Locate each line with the string "that" in the listing below and copy it.
◇ ◇ ◇ ◇ ◇ ◇ ◇
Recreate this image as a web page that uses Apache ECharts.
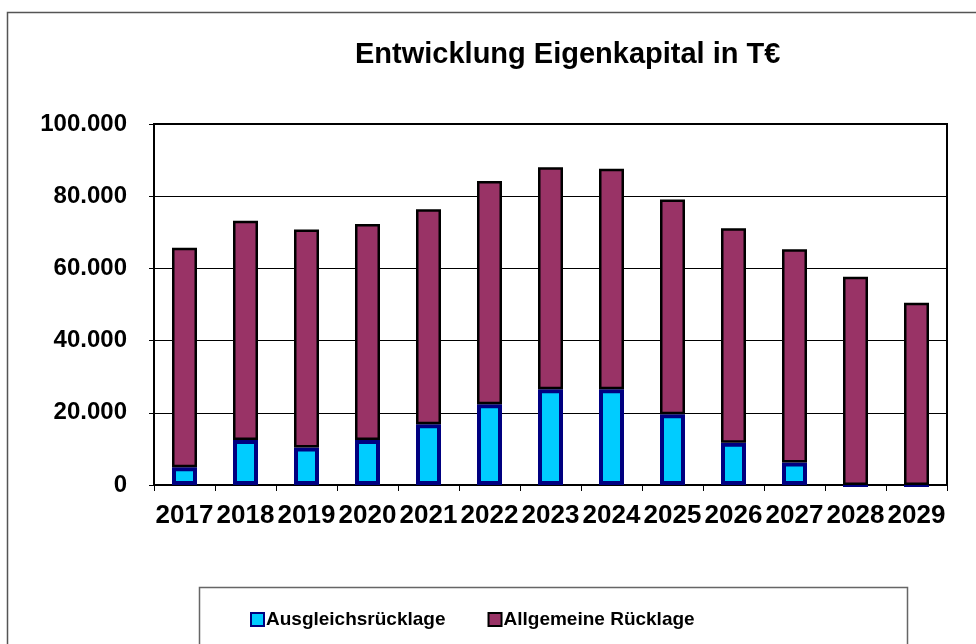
<!DOCTYPE html>
<html>
<head>
<meta charset="utf-8">
<script src="https://cdn.jsdelivr.net/npm/echarts@6/dist/echarts.min.js"></script>
<style>
    html, body { margin: 0; padding: 0; background: #fff; }
    #chart { width: 976px; height: 644px; }
</style>
</head>
<body>
<div id="chart"></div>
<script>
// Jahre und Werte in T€
const years = ['2017', '2018', '2019', '2020', '2021', '2022', '2023', '2024', '2025', '2026', '2027', '2028', '2029']
const ausgleich = [4900, 12500, 10400, 12500, 16800, 22400, 26500, 26500, 19600, 11700, 6200, 0, 0]
const allgemein = [60800, 60700, 60400, 59800, 59600, 61800, 61500, 61100, 59500, 59400, 59100, 57700, 50500]
const yTicks = [0, 20000, 40000, 60000, 80000, 100000]

const font = "'Liberation Sans', Arial, sans-serif"

const chart = echarts.init(document.getElementById('chart'))
chart.setOption({
    backgroundColor: '#fff',
    animation: false,
    title: {
        text: 'Entwicklung Eigenkapital in T€',
        left: 350,
        top: 35,
        textStyle: {
            fontFamily: font,
            fontSize: 29,
            fontWeight: 'bold',
            color: '#000'
        }
    },
    legend: {
        left: 245,
        top: 605,
        itemGap: 42,
        itemWidth: 13,
        itemHeight: 13,
        icon: 'rect',
        textStyle: {
            fontFamily: font,
            fontSize: 19,
            fontWeight: 'bold',
            color: '#000',
            padding: [0, 0, 0, -3]
        },
        data: ['Ausgleichsrücklage', 'Allgemeine Rücklage']
    },
    grid: {
        left: 154,
        right: 29,
        top: 124,
        bottom: 159,
        show: true,
        borderColor: '#000',
        borderWidth: 2
    },
    xAxis: {
        type: 'category',
        data: years,
        boundaryGap: true,
        axisLine: { lineStyle: { color: '#000', width: 2 } },
        axisTick: { show: true, length: 6, lineStyle: { color: '#000', width: 1 } },
        axisLabel: {
            interval: 0,
            margin: 18,
            fontFamily: font,
            fontSize: 26,
            fontWeight: 'bold',
            color: '#000'
        }
    },
    yAxis: {
        type: 'value',
        min: yTicks[0],
        max: yTicks[yTicks.length - 1],
        interval: yTicks[1] - yTicks[0],
        axisLine: { show: true, lineStyle: { color: '#000', width: 2 } },
        axisTick: { show: true, length: 5, lineStyle: { color: '#000', width: 1 } },
        splitLine: { lineStyle: { color: '#000', width: 1 } },
        axisLabel: {
            margin: 27,
            fontFamily: font,
            fontSize: 24,
            fontWeight: 'bold',
            color: '#000',
            formatter: function (v) {
                return v.toString().replace(/\B(?=(\d{3})+(?!\d))/g, '.')
            }
        }
    },
    graphic: [
        {
            // äußerer Rahmen
            type: 'rect',
            shape: { x: 7.5, y: 12.5, width: 1000, height: 700 },
            style: { fill: 'none', stroke: '#555', lineWidth: 1.5 },
            silent: true
        },
        {
            // Legendenrahmen
            type: 'rect',
            shape: { x: 199.5, y: 587.5, width: 708, height: 100 },
            style: { fill: 'none', stroke: '#666', lineWidth: 1.5 },
            silent: true
        }
    ],
    series: [
        {
            name: 'Ausgleichsrücklage',
            type: 'bar',
            stack: 'ek',
            barWidth: 25,
            data: ausgleich,
            itemStyle: { color: '#00CCFF', borderColor: '#000080', borderWidth: 4 }
        },
        {
            name: 'Allgemeine Rücklage',
            type: 'bar',
            stack: 'ek',
            barWidth: 25,
            data: allgemein,
            itemStyle: { color: '#993366', borderColor: '#000', borderWidth: 2.5 }
        }
    ]
})
</script>
</body>
</html>
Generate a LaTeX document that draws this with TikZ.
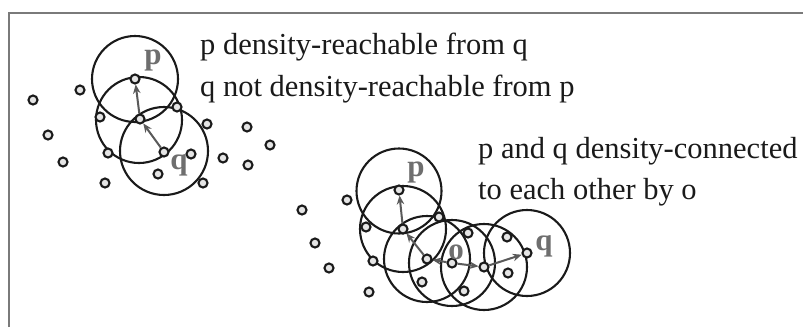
\documentclass[tikz,border=0pt]{standalone}
\usepackage{fontspec}
\setmainfont{Liberation Serif}
\usetikzlibrary{arrows.meta}
\definecolor{framegray}{HTML}{7A7A7A}
\definecolor{labgray}{HTML}{6E6E6E}
\definecolor{arrgray}{HTML}{5A5A5A}
\definecolor{ink}{HTML}{1A1A1A}
\begin{document}
\begin{tikzpicture}[x=1pt,y=-1pt,
  pt/.style={circle,draw=ink,line width=2.1pt,fill=white!80!gray,inner sep=0pt,minimum size=9pt},
  hood/.style={circle,draw=ink,line width=2.1pt,inner sep=0pt,minimum size=86pt},
  arr/.style={draw=arrgray,line width=2pt,-{Stealth[length=9pt,width=7.5pt]}},
  lab/.style={text=labgray,font=\fontsize{31}{36}\selectfont\bfseries,inner sep=0pt},
  txt/.style={font=\fontsize{30.5}{36}\selectfont,inner sep=0pt,anchor=base west,text=ink},
  frm/.style={draw=framegray,line width=2.2pt}]
\useasboundingbox (0,0) rectangle (803,327);
\fill[white] (0,0) rectangle (803,327);
\draw[frm] (9,327) -- (9,13) -- (803,13);
% left cluster neighbourhoods
\node[hood] (hLp) at (135,79) {};
\node[hood] (hLm) at (139,120) {};
\node[hood,minimum size=88pt] (hLq) at (164,151) {};
% left cluster points
\foreach \n/\x/\y in {L1/33/100,L2/80/90,Lp/135/79,L4/177/107,L5/100/117,Lm/140/119,L7/207/124,L8/247/127,L9/48/135,L10/270/145,L11/108/153,Lq/164/152,L13/191/154,L14/223/158,L15/248/165,L16/63/162,L17/158/174,L18/203/183,L19/105/183}
  \node[pt] (\n) at (\x,\y) {};
\draw[arr] (Lq) -- (Lm);
\draw[arr] (Lm) -- (Lp);
\node[lab] (labLp) at (153,60) {p};
\node[lab] (labLq) at (179,165) {q};
% right cluster neighbourhoods
\node[hood,minimum size=85pt] (hRp) at (399,191) {};
\node[hood] (hRc1) at (403,229) {};
\node[hood] (hRc2) at (427,259) {};
\node[hood] (hRo) at (452,263) {};
\node[hood] (hRc3) at (484,267) {};
\node[hood] (hRq) at (527,253) {};
% right cluster points
\foreach \n/\x/\y in {R1/302/210,R2/347/200,Rp/399/190,R4/315/243,R5/366/227,R6/439/217,Rc1/403/229,R8/329/268,R9/373/261,Rc2/427/259,Ro/452/263,R12/468/233,Rc3/484/267,R14/507/237,Rq/527/253,R16/508/273,R17/422/282,R18/464/291,R19/369/292}
  \node[pt] (\n) at (\x,\y) {};
\draw[arr] (Rc1) -- (Rp);
\draw[arr] (Rc2) -- (Rc1);
\draw[arr] (Ro) -- (Rc2);
\draw[arr] (Ro) -- (Rc3);
\draw[arr] (Rc3) -- (Rq);
\node[lab] (labRp) at (416,172) {p};
\node[lab] (labRo) at (456,252) {o};
\node[lab] (labRq) at (544,246) {q};
% texts
\node[txt] (t1) at (200,54) {p density-reachable from q};
\node[txt] (t2) at (200,96) {q not density-reachable from p};
\node[txt] (t3) at (478,158) {p and q density-connected};
\node[txt] (t4) at (478,199) {to each other by o};
\end{tikzpicture}
\end{document}
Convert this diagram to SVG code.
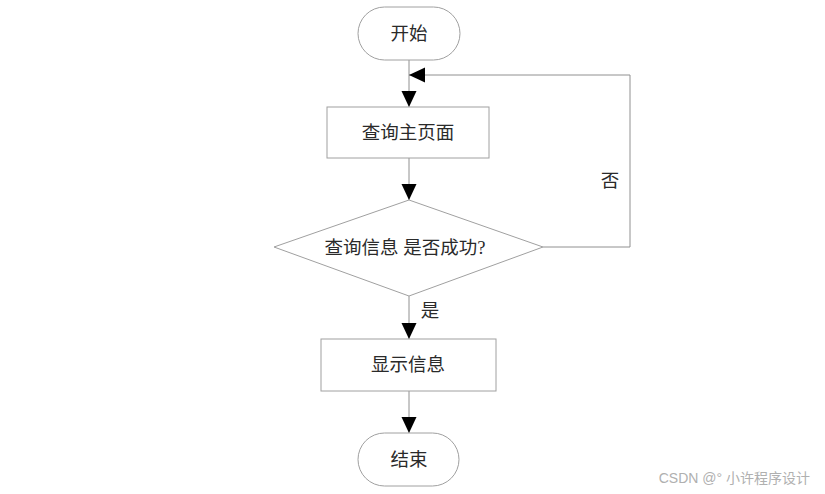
<svg xmlns="http://www.w3.org/2000/svg" width="825" height="494" viewBox="0 0 825 494">
<style>
.shape{fill:#fff;stroke:#a0a0a0;stroke-width:1}
.line{fill:none;stroke:#909090;stroke-width:1}
.t{font-family:"Liberation Serif","Noto Sans CJK SC",serif;font-size:18.5px;fill:#2a2a2a;text-anchor:middle;dominant-baseline:central}
.wm{font-family:"Liberation Sans","Noto Sans CJK SC",sans-serif;font-size:14px;fill:#b0b0b0;text-anchor:end;dominant-baseline:central}
</style>
<defs>
<marker id="ah" markerWidth="16" markerHeight="18" refX="17" refY="8" orient="auto" markerUnits="userSpaceOnUse" viewBox="0 0 17 16">
<path d="M0,0 L17,8 L0,16 Z" fill="#000"/>
</marker>
</defs>
<rect width="825" height="494" fill="#fff"/>
<g id="connectors">
<line class="line" x1="409" y1="60" x2="409" y2="107" marker-end="url(#ah)"/>
<polyline class="line" points="543,247 630,247 630,75 409,75" marker-end="url(#ah)"/>
<line class="line" x1="409" y1="158" x2="409" y2="200" marker-end="url(#ah)"/>
<line class="line" x1="409" y1="296" x2="409" y2="339" marker-end="url(#ah)"/>
<line class="line" x1="409" y1="391" x2="409" y2="433" marker-end="url(#ah)"/>
<text class="t" x="610" y="181">否</text>
<text class="t" x="430" y="311">是</text>
</g>
<g id="start">
<rect class="shape" x="358" y="7" width="102" height="53" rx="26.5"/>
<text class="t" x="409" y="34">开始</text>
</g>
<g id="query">
<rect class="shape" x="327" y="107" width="162" height="51"/>
<text class="t" x="408" y="133">查询主页面</text>
</g>
<g id="decision">
<polygon class="shape" points="409,200 543,247 409,296 274,247"/>
<text class="t" x="405" y="248">查询信息 是否成功?</text>
</g>
<g id="show">
<rect class="shape" x="321" y="339" width="175" height="52"/>
<text class="t" x="408" y="365">显示信息</text>
</g>
<g id="end">
<rect class="shape" x="358" y="433" width="101" height="53" rx="26.5"/>
<text class="t" x="409" y="460">结束</text>
</g>
<text class="wm" x="810" y="478">CSDN @° 小许程序设计</text>
</svg>
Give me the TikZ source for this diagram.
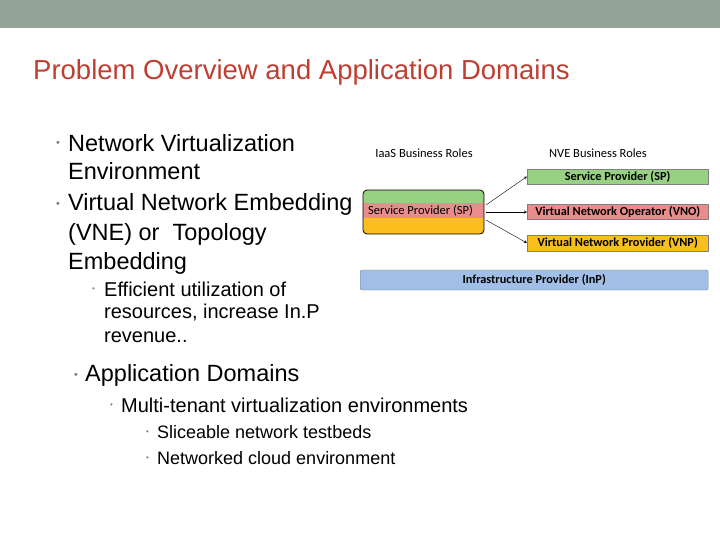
\documentclass[tikz,border=0pt]{standalone}
\usepackage{fontspec}
\setmainfont{Liberation Sans}
\newfontfamily\carl{Carlito}
\definecolor{topbar}{RGB}{149,164,153}
\definecolor{ttl}{RGB}{190,62,50}
\definecolor{gr}{RGB}{150,210,130}
\definecolor{rd}{RGB}{235,140,140}
\definecolor{og}{RGB}{250,190,30}
\definecolor{bl}{RGB}{160,190,230}
\tikzset{txt/.style={anchor=west,inner sep=0pt},
 bul/.style={anchor=west,inner sep=0pt,text=gray,font=\fontsize{11}{12}\selectfont},
 rolebar/.style={draw=gray,anchor=west,inner sep=0pt,font=\carl\bfseries\fontsize{12.3}{13}\selectfont},
 hdr/.style={font=\carl\fontsize{12.5}{14}\selectfont,inner sep=0pt}}
\begin{document}
\begin{tikzpicture}[x=1pt,y=-1pt]
\useasboundingbox (0,0) rectangle (720,540);
\fill[topbar] (0,0) rectangle (720,28);
\node[txt,text=ttl,font=\fontsize{27.5}{30}\selectfont] (title) at (33,72) {Problem Overview and Application Domains};
\begin{scope}[font=\fontsize{23.5}{26}\selectfont]
\node[bul] (b1) at (56,144) {\textbullet};
\node[txt] (t1) at (68,143) {Network Virtualization};
\node[txt] (t1b) at (68,171) {Environment};
\node[bul] (b2) at (56,205) {\textbullet};
\node[txt] (t2) at (68,204) {Virtual Network Embedding};
\node[txt] (t2b) at (68,234) {(VNE) or~ Topology};
\node[txt] (t2c) at (68,263) {Embedding};
\node[bul] (b4) at (74,376) {\textbullet};
\node[txt] (t4) at (85,375) {Application Domains};
\end{scope}
\begin{scope}[font=\fontsize{20}{22}\selectfont]
\node[bul,font=\fontsize{8}{9}\selectfont] (b3) at (92,290) {\textbullet};
\node[txt] (t3) at (104,289) {Efficient utilization of};
\node[txt] (t3b) at (104,313) {resources, increase In.P};
\node[txt] (t3c) at (104,337) {revenue..};
\node[bul,font=\fontsize{8}{9}\selectfont] (b5) at (110,406) {\textbullet};
\node[txt] (t5) at (121,405) {Multi-tenant virtualization environments};
\end{scope}
\begin{scope}[font=\fontsize{18}{20}\selectfont]
\node[bul,font=\fontsize{8}{9}\selectfont] (b6) at (146,433) {\textbullet};
\node[txt] (t6) at (157,432) {Sliceable network testbeds};
\node[bul,font=\fontsize{8}{9}\selectfont] (b7) at (146,459) {\textbullet};
\node[txt] (t7) at (157,458) {Networked cloud environment};
\end{scope}
% diagram
\node[hdr] (h1) at (424,153) {IaaS Business Roles};
\node[hdr] (h2) at (598,153) {NVE Business Roles};
\begin{scope}
\clip[rounded corners=4pt] (363,190) rectangle (484,234);
\fill[gr] (363,190) rectangle (484,203);
\fill[rd] (363,203) rectangle (484,218);
\fill[og] (363,218) rectangle (484,234);
\end{scope}
\draw[rounded corners=4pt,line width=0.8pt] (363,190) rectangle (484,234);
\node[hdr,anchor=west] (sp) at (368,211) {Service Provider (SP)};
\coordinate (o1) at (486,205);
\coordinate (o2) at (486,212);
\coordinate (o3) at (486,220);
\node[rolebar,fill=gr,minimum width=181pt,minimum height=15pt] (r1) at (527,176.5) {Service Provider (SP)};
\node[rolebar,fill=rd,minimum width=181pt,minimum height=15pt] (r2) at (527,212) {Virtual Network Operator (VNO)};
\node[rolebar,fill=og,minimum width=181pt,minimum height=16pt] (r3) at (527,243) {Virtual Network Provider (VNP)};
\node[rolebar,fill=bl,rounded corners=2pt,minimum width=348pt,minimum height=20pt] (inp) at (360,280) {Infrastructure Provider (InP)};
\draw[-stealth,thin] (o1) -- (r1.west);
\draw[-stealth,thin] (o2) -- (r2.west);
\draw[-stealth,thin] (o3) -- (r3.west);
\end{tikzpicture}
\end{document}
◇ ◇ ◇ ◇ ◇ ◇ ◇
### Final result
Recreate this image as a web page that uses Apache ECharts.
Generate a LaTeX document that draws this with TikZ.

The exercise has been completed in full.